Lettow wrote:Do you know of many law firms with 20~ attorneys that use "special counsel" titles in a way that it is as you explained a consolation prize for associates who got turned down for partner? I've only ever seen special counsel titles reserved for people who (1) voluntarily requested it, say for working from home, or (2) were retired/retiring.
I know of a few. The exact number doesn't matter, anyway, because my point was not that everyone is guaranteed SC (not "of counsel") if they don't get partner, but that there are lots of alternatives to partner that allow firms to retain labor while not making half their incoming classes partners.
I don't think anyone in this thread argued firms risked losing labor if they didn't promote associates.
You basically argued the only way a firm can have a 25% partnership rate is if it's doing mass firings. My point is that this is demonstratively false.

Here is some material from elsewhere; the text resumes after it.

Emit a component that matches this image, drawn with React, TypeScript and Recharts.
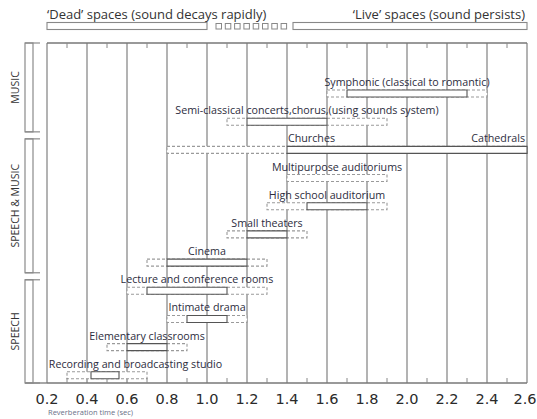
import { ComposedChart, Bar, XAxis, YAxis, CartesianGrid, LabelList } from "recharts";

const rooms = [
  "Symphonic (classical to romantic)",
  "Semi-classical concerts,chorus,(using sounds system)",
  "Churches / Cathedrals",
  "Multipurpose auditoriums",
  "High school auditorium",
  "Small theaters",
  "Cinema",
  "Lecture and conference rooms",
  "Intimate drama",
  "Elementary classrooms",
  "Recording and broadcasting studio",
];
// extended range (dashed) and optimal range (solid), seconds
const rangeLow = [1.6, 1.1, 0.8, 1.4, 1.3, 1.1, 0.7, 0.6, 0.8, 0.5, 0.3];
const rangeHigh = [2.4, 1.9, 2.6, 1.9, 1.9, 1.5, 1.3, 1.3, 1.2, 0.9, 0.7];
const optimalLow = [1.7, 1.2, 1.4, null, 1.5, 1.2, 0.8, 0.7, 0.9, 0.6, 0.42];
const optimalHigh = [2.3, 1.6, 2.6, null, 1.8, 1.4, 1.2, 1.1, 1.1, 0.8, 0.56];

const groups = ["MUSIC", "SPEECH & MUSIC", "SPEECH"];
const groupSizes = [2, 5, 4];

const timeTicks = [0.2, 0.4, 0.6, 0.8, 1.0, 1.2, 1.4, 1.6, 1.8, 2.0, 2.2, 2.4, 2.6];
const minorTicks = [0.3, 0.5, 0.7, 0.9, 1.1, 1.3, 1.5, 1.7, 1.9, 2.1, 2.3, 2.5];
const deadRange = [0.2, 1.0];
const liveRange = [1.43, 2.6];

const data = rooms.map((room, i) => ({
  room,
  range: [rangeLow[i], rangeHigh[i]],
  optimal: optimalLow[i] == null ? null : [optimalLow[i], optimalHigh[i]],
}));

const W = 537;
const H = 419;
const left = 47;
const right = 527;
const top = 43;
const bottom = 383;
const padTop = 36;
const padBottom = -6;
const band = (bottom - top - padTop - padBottom) / rooms.length;
const sx = (v: number) => left + ((v - 0.2) / 2.4) * (right - left);

const labelFont = "'Open Sans', sans-serif";
const labelColor = "#2d2d40";
const labelSize = 10.7;

function RangeLabel(props: any) {
  const { x, y, width, value } = props;
  const parts = String(value).split(" / ");
  if (parts.length > 1) {
    return (
      <text x={x + width - 2} y={y - 4} textAnchor="end" fontSize={labelSize} fontFamily={labelFont} fill={labelColor}>
        {parts[1]}
      </text>
    );
  }
  // centred over the range, but never past the left edge of the plot
  const approxWidth = String(value).length * labelSize * 0.49;
  const cx = Math.max(x + width / 2, left + 2 + approxWidth / 2);
  return (
    <text x={cx} y={y - 4} textAnchor="middle" fontSize={labelSize} fontFamily={labelFont} fill={labelColor}>
      {value}
    </text>
  );
}

function OptimalLabel(props: any) {
  const { x, y, value } = props;
  const parts = String(value).split(" / ");
  if (parts.length < 2) return null;
  return (
    <text x={x + 1} y={y - 4} textAnchor="start" fontSize={labelSize} fontFamily={labelFont} fill={labelColor}>
      {parts[0]}
    </text>
  );
}

function TimeTick(props: any) {
  const { x, y, payload, index } = props;
  const last = index === timeTicks.length - 1;
  return (
    <text
      x={last ? x - 2 : x}
      y={y + 13}
      textAnchor="middle"
      fontSize={14.5}
      fontFamily="'DejaVu Sans', sans-serif"
      fill="#2a2a2a"
    >
      {Number(payload.value).toFixed(1)}
    </text>
  );
}

function Overlay() {
  let row = 0;
  const brackets = groups.map((g, gi) => {
    const y0 = gi === 0 ? top : top + padTop + row * band + 3.5;
    row += groupSizes[gi];
    const y1 = gi === groups.length - 1 ? bottom : top + padTop + row * band - 3.5;
    const mid = (y0 + y1) / 2;
    return (
      <g key={g}>
        <rect x={25} y={y0} width={8} height={y1 - y0} fill="none" stroke="#8a8a8a" strokeWidth={1.2} />
        <line x1={25} x2={40} y1={y0} y2={y0} stroke="#8a8a8a" strokeWidth={1.2} />
        <line x1={25} x2={40} y1={y1} y2={y1} stroke="#8a8a8a" strokeWidth={1.2} />
        <text
          x={15}
          y={mid}
          textAnchor="middle"
          dominantBaseline="central"
          transform={`rotate(-90 15 ${mid})`}
          fontSize={10.5}
          fontFamily={labelFont}
          fill="#333"
        >
          {g}
        </text>
      </g>
    );
  });

  const deadEnd = sx(deadRange[1]);
  const liveStart = sx(liveRange[0]);
  const squares = Array.from({ length: 8 }, (_, i) => deadEnd + 9 + i * 9.3);

  return (
    <svg width={W} height={H} style={{ position: "absolute", left: 0, top: 0, pointerEvents: "none" }}>
      <line x1={left} x2={right} y1={top} y2={top} stroke="#777" strokeWidth={1.3} />
      <line x1={25} x2={left} y1={bottom} y2={bottom} stroke="#777" strokeWidth={1.3} />
      {minorTicks.map((t) => (
        <g key={t}>
          <line x1={sx(t)} x2={sx(t)} y1={top} y2={top + 5} stroke="#888" />
          <line x1={sx(t)} x2={sx(t)} y1={bottom - 5} y2={bottom} stroke="#888" />
        </g>
      ))}
      {brackets}
      <text x={sx(deadRange[0])} y={19} fontSize={13} fontFamily={labelFont} fill="#333">
        ‘Dead’ spaces (sound decays rapidly)
      </text>
      <text x={sx(liveRange[1]) - 2} y={19} textAnchor="end" fontSize={13} fontFamily={labelFont} fill="#333">
        ‘Live’ spaces (sound persists)
      </text>
      <rect x={sx(deadRange[0])} y={22.5} width={deadEnd - sx(deadRange[0])} height={7} fill="#fff" stroke="#888" strokeWidth={1.1} />
      {squares.map((s) => (
        <rect key={s} x={s} y={23.5} width={5.5} height={5.5} fill="#fff" stroke="#888" strokeWidth={1} />
      ))}
      <rect x={liveStart} y={22.5} width={sx(liveRange[1]) - liveStart} height={7} fill="#fff" stroke="#888" strokeWidth={1.1} />
      <text x={48} y={415} fontSize={7.5} fontFamily={labelFont} fill="#6a7088">
        Reverberation time  (sec)
      </text>
    </svg>
  );
}

export default function App() {
  return (
    <div style={{ position: "absolute", left: 0, top: 0, width: W, height: H, background: "#fff" }}>
      <ComposedChart
        width={W}
        height={H}
        data={data}
        layout="vertical"
        margin={{ top: top, right: W - right, bottom: 6, left: left }}
      >
        <CartesianGrid yAxisId="range" vertical horizontal={false} stroke="#8a8a8a" strokeWidth={1.3} />
        <XAxis
          type="number"
          domain={[0.2, 2.6]}
          ticks={timeTicks}
          tickLine={false}
          axisLine={{ stroke: "#777", strokeWidth: 1.3 }}
          tick={<TimeTick />}
          height={30}
          interval={0}
        />
        <YAxis yAxisId="range" type="category" dataKey="room" hide padding={{ top: padTop, bottom: padBottom }} />
        <YAxis yAxisId="optimal" type="category" dataKey="room" hide padding={{ top: padTop, bottom: padBottom }} />
        <Bar
          yAxisId="range"
          dataKey="range"
          barSize={7}
          fill="#fff"
          stroke="#9a9a9a"
          strokeWidth={1.1}
          strokeDasharray="3 2"
          isAnimationActive={false}
        >
          <LabelList dataKey="room" content={RangeLabel} />
        </Bar>
        <Bar
          yAxisId="optimal"
          dataKey="optimal"
          barSize={7}
          fill="#fff"
          stroke="#555"
          strokeWidth={1.1}
          isAnimationActive={false}
        >
          <LabelList dataKey="room" content={OptimalLabel} />
        </Bar>
      </ComposedChart>
      <Overlay />
    </div>
  );
}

This is all going to depend on how the firm is structured and the circumstances relating to that firm. It's difficult making a blanket statement like the one you're making, because there are firms that make a ton of money and half of its attorneys are in fact partners. I agree that law firms can have a general hiring strategy of maintaining a partner-associate ratio, but I don't see how that's particularly relevant in this conversation.
The fact that a firm can
be profitable with 50% of its attorneys being partners does not negate the fact that it'd be more profitable without 50% of its attorneys being partners. And most firms do care about profits, even if you can find a handful that don't.
And it's relevant because obviously a partner-associate ratio is going to play into how many people a firm promotes to partner. You can't ensure only 20% of attorneys are partners at your firm if you're promoting 100% of every class to partner, as one example.
As for the voluntary attrition discussion, you're acting like voluntary attrition only affects OP's chances if OP is the one to lateral. As I mentioned previously, plenty of people lateral into other firms as partner prospects. Someone leaving OP's firm is likely to get replaced by someone expected to be partnership material; that will affect OP's chances to become a partner him/herself. If five attorneys leave OP's firm and are replaced by a partner and three 5th-years, that changes OP's chances to become partner. This is all going into the equation of what are OP's chances of making partner at any particular firm. This is why you're not guaranteed to make partner just for showing up and doing your job and not defecting for any reason.
And yes, every firm hires people expecting some number of them not to be partner, for all sorts of reasons. Just like United overbooks their flights expecting some number of passengers not to show up.